Гармония. А если она нарушается, то не из-за неграмотности, а с целью выйти за традиционные рамки и найти что-то новое.
В этом смысле бизнес не близок ли опять же к джазу?
Вы смотрели «Необыкновенный концерт», поставленный в Театре Образцова? Там изображена пародия на концерт: в ансамбле один дверью скрипит в такт, другой еще какие-то звуки издает… С соло на «водобачковом инструменте» – на унитазе, пардон… Сегодняшний бизнес пока больше похож на это. Он в поисках гармонии, до джаза ему еще расти.
«Репетиция оркестра» Феллини, наверное, лучше подходит на роль метафоры.
Кстати, да. Бизнесу еще надо репетировать. Нужно определиться, ради чего ты играешь.
И напоследок: если посмотреть на историю западного бизнеса в XX веке, то можно встретить такие фигуры, как Ричард Брэнсон, Стив Джобс и др., которые были просто фриками и добились успехов во многом благодаря этому.
Да, я бы даже сказал, они были раздолбаями.
В России можно ожидать прихода подобного поколения, которое изобретало бы бизнес вопреки закосневшим правилам и стандартам?

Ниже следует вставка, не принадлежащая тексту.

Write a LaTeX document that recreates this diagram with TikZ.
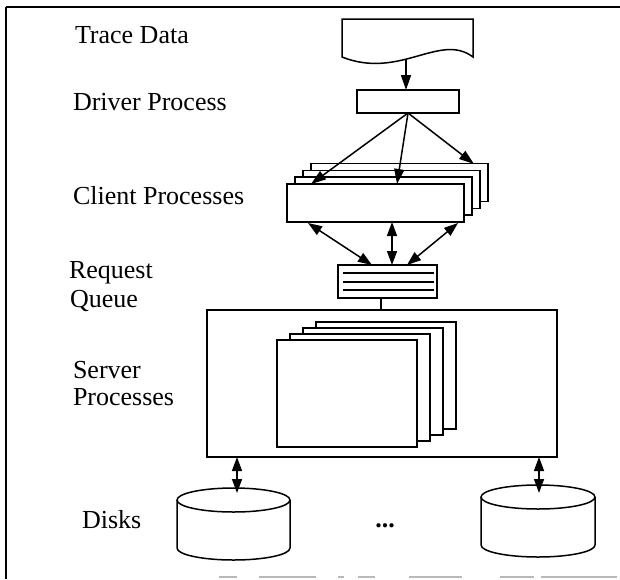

Немного таких встречал, но думаю, их количество будет расти. Потому что мы находимся сейчас в пространстве очень больших возможностей. Не случайно многие иностранцы едут в Россию не за деньгами, а за реализацией. Наша страна сегодня – площадка для роста. К сожалению, не хватает только инфраструктуры для бизнеса, и за это я поставлю тройку с минусом всем нашим последним президентам. Нельзя при ста рублях затрат в проекте тратить сто рублей на взятки. Нельзя, чтобы зачуханная фирма опережала тебя в конкурентной борьбе только потому, что у жены брата директора связи с мэром. Не нужно никаких бизнес-инкубаторов строить, национальных программ – дайте нормальную среду, и бизнес сам вырастет.